I meet my dogs needs, but I also want to meet mine.

I also ask “what is it that I need?” And I let them help me. It might be a head on the knee, a look in the eye, a wag of the tail. It might be quiet. It might be the healing balm of true love. Or walking along with me.

I need them to stay away from the road. To be absolutely quiet when I am working. This is not something I trained them  to do, it is something every dog I have had comes to understand on his or her own. I imagine the outcome I want.

I need for them to see my study as a cathedral, a place of work and silence. They do.

I believe if I permit them to understand what it is I really need from them, as opposed to my thinking I know what they need, they will come to understand my needs and serve me.

If you give them the chance to serve, they will become the dog  you need right before your very eyes, and that is the historic and literal wonder of the human-dog bond. The farmers know this, they have no interest in training, but their dogs are the best trained dogs I have ever seen.

You cannot be a friend of a person whose life you are trying to save, you can only be a friend to a person who is saving their own life. You cannot have a dog who serves, if you are so busy serving the dog.

When I am feel poorly my dogs lie at my feet. When I take a ride, they want to sit by me. When I have a  fever, they lie beside me.

My philosophy is to live them the faith and trust and space to do what dogs have always done: serve us. When we believe our primary role is to serve them, the relationship is out of balance.

And a meaningful life with a dog, as with a human being, is a life in balance.

My study is quiet place for me and for dogs, no sounds, no toys, no treats, no playing. They can go outside and be loud and crazy any time they want. But not inside my house, or my place of work.

That is my sanctum. I need them to be still. As I write this, three dogs – Red, Fate, Bud – are lying in different corners of my study, quiet and still.  The only sound I hear is Bud snorting while he sleeps. He sounds like a drunken frog.

They will not move an inch until they hear the click if me turning off my desk lamp.

How do they come to know this?  I never tried to teach them or manipulate them.

They came to know it because it is what I need, and it is their nature to please and serve, given the chance. You get the dogs you need, because if you permit them, they will become the dog  you need. That is what they do.I’m not sure my friend was convinced, but she did listen. I’m eager to see if the remembers our talk, or if she took anything much from it.

Some day I’ll write a book just about my philosophy of dogs.

11 Comments

  1. We have an English Bull Terrier (and a Boston Terrier). While walking the EBT she frequently stops and won’t move. We take this to mean it’s time we stop and take 10 breaths and enjoy the present moment. Then we all get up and moving again. She is our reminder to be mindful on our walks.

  2. Oh Jon, this is the best picture of you and Red. It brought tears to my eyes to see the tenderness, connection, and love. So beautiful.

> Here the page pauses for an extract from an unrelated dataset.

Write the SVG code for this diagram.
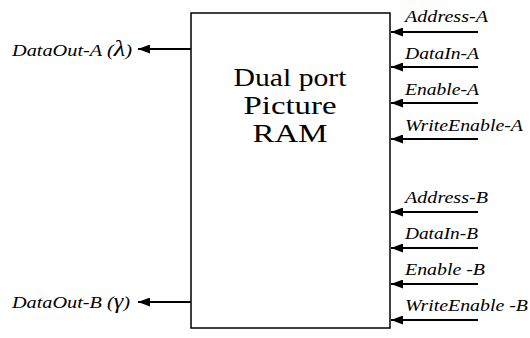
<svg xmlns="http://www.w3.org/2000/svg" width="530" height="338" viewBox="0 0 530 338">
  <style>
    .lbl { font-family: "Liberation Serif", "Times New Roman", serif; font-style: italic; font-size: 17.5px; fill: #000; }
    .title { font-family: "Liberation Serif", "Times New Roman", serif; font-size: 24.5px; fill: #000; text-anchor: middle; }
    .wire { stroke: #000; stroke-width: 2; fill: none; marker-end: url(#head); }
    .box { fill: #fff; stroke: #000; stroke-width: 1.5; }
  </style>
  <defs>
    <marker id="head" viewBox="0 0 12 9" refX="12" refY="4.5" markerWidth="12" markerHeight="9" markerUnits="userSpaceOnUse" orient="auto">
      <path d="M0,0 L12,4.5 L0,9 Z" fill="#000"/>
    </marker>
  </defs>
  <rect width="530" height="338" fill="#fff"/>

  <g id="ram">
    <rect class="box" x="191" y="13" width="199" height="315"/>
    <text class="title" x="290" y="86" textLength="113" lengthAdjust="spacingAndGlyphs">Dual port</text>
    <text class="title" x="290" y="114" textLength="93" lengthAdjust="spacingAndGlyphs">Picture</text>
    <text class="title" x="290" y="142" textLength="75" lengthAdjust="spacingAndGlyphs">RAM</text>
  </g>

  <g id="connectors">
    <line class="wire" x1="478" y1="32" x2="391" y2="32"/>
    <line class="wire" x1="478" y1="67" x2="391" y2="67"/>
    <line class="wire" x1="478" y1="103" x2="391" y2="103"/>
    <line class="wire" x1="478" y1="139" x2="391" y2="139"/>
    <line class="wire" x1="478" y1="212" x2="391" y2="212"/>
    <line class="wire" x1="478" y1="248" x2="391" y2="248"/>
    <line class="wire" x1="478" y1="284" x2="391" y2="284"/>
    <line class="wire" x1="478" y1="320" x2="391" y2="320"/>
    <line class="wire" x1="191" y1="49" x2="138" y2="49"/>
    <line class="wire" x1="191" y1="302" x2="138" y2="302"/>
  </g>

  <g id="port-a-inputs">
    <text class="lbl" x="405" y="22" textLength="83" lengthAdjust="spacingAndGlyphs">Address-A</text>
    <text class="lbl" x="405" y="59" textLength="74" lengthAdjust="spacingAndGlyphs">DataIn-A</text>
    <text class="lbl" x="405" y="95" textLength="74" lengthAdjust="spacingAndGlyphs">Enable-A</text>
    <text class="lbl" x="405" y="131" textLength="118" lengthAdjust="spacingAndGlyphs">WriteEnable-A</text>
  </g>

  <g id="port-b-inputs">
    <text class="lbl" x="405" y="203" textLength="83" lengthAdjust="spacingAndGlyphs">Address-B</text>
    <text class="lbl" x="405" y="239" textLength="73" lengthAdjust="spacingAndGlyphs">DataIn-B</text>
    <text class="lbl" x="405" y="275" textLength="80" lengthAdjust="spacingAndGlyphs">Enable -B</text>
    <text class="lbl" x="405" y="311" textLength="123" lengthAdjust="spacingAndGlyphs">WriteEnable -B</text>
  </g>

  <g id="port-a-output">
    <text class="lbl" x="12" y="56" textLength="120" lengthAdjust="spacingAndGlyphs">DataOut-A (<tspan font-size="23">λ</tspan>)</text>
  </g>

  <g id="port-b-output">
    <text class="lbl" x="12" y="308" textLength="118" lengthAdjust="spacingAndGlyphs">DataOut-B (<tspan font-size="21">γ</tspan>)</text>
  </g>
</svg>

  3. Jon- That picture of you and Red is beautiful! You can see him listening to your heart. I really think it deserves to be framed and kept where you can see it always. It shows the very special connection you and Red have.

  4. I look forward to that book (on your philosophy).
    I have used pretty much that philosophy with my last 3 dogs.
    My present one has changed her demeanor in the year I have had her.
    She was a very different 10 year old dog when she arrived than she is
    now -with no specific training. She sees now how she can best serve me and I am
    beginning to know what it is she needs.

  5. John,
    Thank you for philosophy in seeing my 5 dogs and my husband and my schedules I see that they are there for both of use and help us. Without these 5 very different personality’s I would have been in a deep depression that my husband would not have been able to help me out with all that has gone in my life. Instead the dogs in each and everyone of their special personality has helped not to feel alone and sad and not worth anything. They have shown through thick and thin they know what I need and how they can be my companion. I love love them and they show their love to me

  6. I love your philosophy Jon. You have taught me so much through these many years. I am truly grateful.